Now this might sound to some people like some sort of psychic self-annihilation, but it is anything but. Attention can now be fully focused, not just on other people when that seems appropriate, but on all sorts of other things, and in a way this makes all those other things infinitely more fascinating, infinitely more enjoyable. When your attention is focused primarily on how you will make your own life significant, everything else in this vast and amazing world acquires the false appearance of being profoundly boring. But in reality, it is you that are profoundly boring.
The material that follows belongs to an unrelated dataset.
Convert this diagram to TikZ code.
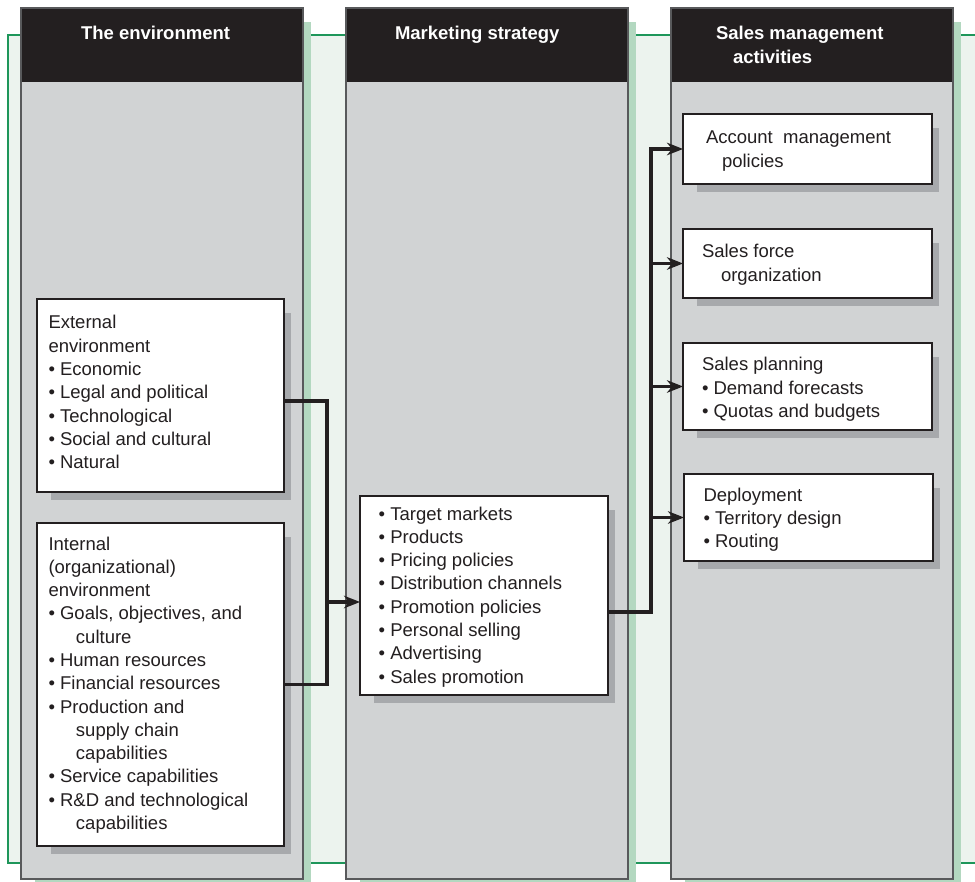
\documentclass[tikz,border=0pt]{standalone}
\usepackage{fontspec}
\setmainfont{Liberation Sans}
\usetikzlibrary{arrows.meta}

\pgfdeclarelayer{backdrop}
\pgfdeclarelayer{shade}
\pgfsetlayers{backdrop,shade,main}

\definecolor{framegreen}{RGB}{30,150,90}
\definecolor{framefill}{RGB}{236,243,238}
\definecolor{colshade}{RGB}{179,216,192}
\definecolor{colfill}{RGB}{209,211,212}
\definecolor{coledge}{RGB}{88,89,91}
\definecolor{ink}{RGB}{35,31,32}
\definecolor{boxshade}{RGB}{167,169,172}

% bullet item and hanging continuation inside the text blocks
\newcommand{\bul}{\textbullet\ }
\newcommand{\contind}{\hspace*{27.5pt}}

\begin{document}
\begin{tikzpicture}[x=1pt,y=-1pt,
  column/.style={anchor=north west, inner sep=0pt, outer sep=0pt,
    fill=colfill, draw=coledge, line width=1.3pt,
    minimum width=282pt, minimum height=871pt},
  colshadow/.style={fill=colshade},
  header/.style={fill=ink},
  headtext/.style={anchor=base west, inner sep=0pt, outer sep=0pt,
    text=white, font=\fontsize{18.5}{23.3}\selectfont\bfseries},
  itembox/.style={anchor=north west, inner sep=0pt, outer sep=0pt,
    fill=white, draw=ink, line width=2.2pt},
  boxshadow/.style={fill=boxshade},
  txt/.style={anchor=base west, inner sep=0pt, outer sep=0pt,
    text=ink, font=\fontsize{18.5}{23.3}\selectfont},
  conn/.style={draw=ink, line width=3.2pt},
  tip/.style={-{Stealth[length=16pt,width=12.5pt,inset=5pt]}}
]
\useasboundingbox (0,0) rectangle (975,882);

% ---------- green frame, columns and their shadows ----------
\begin{pgfonlayer}{backdrop}
  \filldraw[fill=framefill, draw=framegreen, line width=1.8pt]
    (8,35) rectangle (1000,863);

  \node[column, fill=none, draw=none] (col1) at (21,8) {};
  \node[column, fill=none, draw=none] (col2) at (346,8) {};
  \node[column, fill=none, draw=none] (col3) at (671,8) {};

  \foreach \c in {col1,col2,col3} {
    \fill[colshadow] ([xshift=14pt,yshift=-14pt]\c.north west)
      rectangle ([xshift=8pt,yshift=-40pt]\c.south east);
  }
  \foreach \c in {col1,col2,col3} {
    \node[column] at (\c.north west) {};
    \fill[header] ([xshift=0.6pt,yshift=-0.6pt]\c.north west)
      rectangle ([xshift=-0.6pt,yshift=-74pt]\c.north east);
  }
\end{pgfonlayer}

% ---------- column headings ----------
\node[headtext] (h1) at (81,40) {The environment};
\node[headtext] (h2) at (395,40) {Marketing strategy};
\node[headtext] (h3) at (716,40)
  {\begin{tabular}[t]{@{}l@{}}Sales management\\\hspace*{17pt}activities\end{tabular}};

% ---------- content boxes ----------
\node[itembox, minimum width=247pt, minimum height=193pt] (ext) at (37,299) {};
\node[itembox, minimum width=247pt, minimum height=323pt] (int) at (37,523) {};
\node[itembox, minimum width=248pt, minimum height=199pt] (mid) at (360,496) {};
\node[itembox, minimum width=249pt, minimum height=70pt] (acc) at (683,114) {};
\node[itembox, minimum width=249pt, minimum height=69pt] (sfo) at (683,229) {};
\node[itembox, minimum width=249pt, minimum height=87pt] (spl) at (683,343) {};
\node[itembox, minimum width=249pt, minimum height=87pt] (dep) at (684,474) {};

\begin{pgfonlayer}{shade}
  \foreach \b in {ext,int,mid,acc,sfo,spl,dep} {
    \fill[boxshadow] ([xshift=14pt,yshift=-14pt]\b.north west)
      rectangle ([xshift=7pt,yshift=-8pt]\b.south east);
  }
\end{pgfonlayer}

% ---------- box texts ----------
\node[txt] (ext-t) at (48.5,329) {\begin{tabular}[t]{@{}l@{}}
  External\\
  environment\\
  \bul Economic\\
  \bul Legal and political\\
  \bul Technological\\
  \bul Social and cultural\\
  \bul Natural
\end{tabular}};

\node[txt] (int-t) at (48.5,550) {\begin{tabular}[t]{@{}l@{}}
  Internal\\
  (organizational)\\
  environment\\
  \bul Goals, objectives, and\\
  \contind culture\\
  \bul Human resources\\
  \bul Financial resources\\
  \bul Production and\\
  \contind supply chain\\
  \contind capabilities\\
  \bul Service capabilities\\
  \bul R\&D and technological\\
  \contind capabilities
\end{tabular}};

\node[txt] (mid-t) at (378.7,520) {\begin{tabular}[t]{@{}l@{}}
  \bul Target markets\\
  \bul Products\\
  \bul Pricing policies\\
  \bul Distribution channels\\
  \bul Promotion policies\\
  \bul Personal selling\\
  \bul Advertising\\
  \bul Sales promotion
\end{tabular}};

\node[txt] (acc-t) at (706,144) {\begin{tabular}[t]{@{}l@{}}
  Account\ \ management\\
  \hspace*{16pt}policies
\end{tabular}};

\node[txt] (sfo-t) at (702,258) {\begin{tabular}[t]{@{}l@{}}
  Sales force\\
  \hspace*{19pt}organization
\end{tabular}};

\node[txt] (spl-t) at (702,371) {\begin{tabular}[t]{@{}l@{}}
  Sales planning\\
  \bul Demand forecasts\\
  \bul Quotas and budgets
\end{tabular}};

\node[txt] (dep-t) at (703.5,501) {\begin{tabular}[t]{@{}l@{}}
  Deployment\\
  \bul Territory design\\
  \bul Routing
\end{tabular}};

% ---------- connectors ----------
\coordinate (jl) at (327,602);
\coordinate (jr) at (651,0);

\draw[conn] ([yshift=-5.5pt]ext.east) -| (jl) |- (int.east);
\draw[conn,tip] (jl) -- (mid.west |- jl);

\draw[conn,tip] ([yshift=-16.5pt]mid.east) -| (jr |- acc.west) -- (acc.west);
\draw[conn,tip] (jr |- sfo.west) -- (sfo.west);
\draw[conn,tip] (jr |- spl.west) -- (spl.west);
\draw[conn,tip] (jr |- dep.west) -- (dep.west);

\end{tikzpicture}
\end{document}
And what I don’t have, for the most part, is resentment. Why should I? If you feel resentment, you still have hope, the last of Pandora’s evils, hope that your specialness could still come to the attention of the cosmos, if only They hadn’t robbed you of it. These, surprisingly enough, are the feelings of someone who simply hasn’t suffered enough, who hasn’t had the dross and dreck of what so often goes wrong in human souls burned away in a cleansing fire. Nothing and no one is special, or else everything and everyone is, or else strange and isolated fragments of the world shine their specialness at unexpected moments and then disappear. I don’t know. All I know is that if you think you deserve and are deprived of cosmic, death-defying importance, you are in hell. Let it go.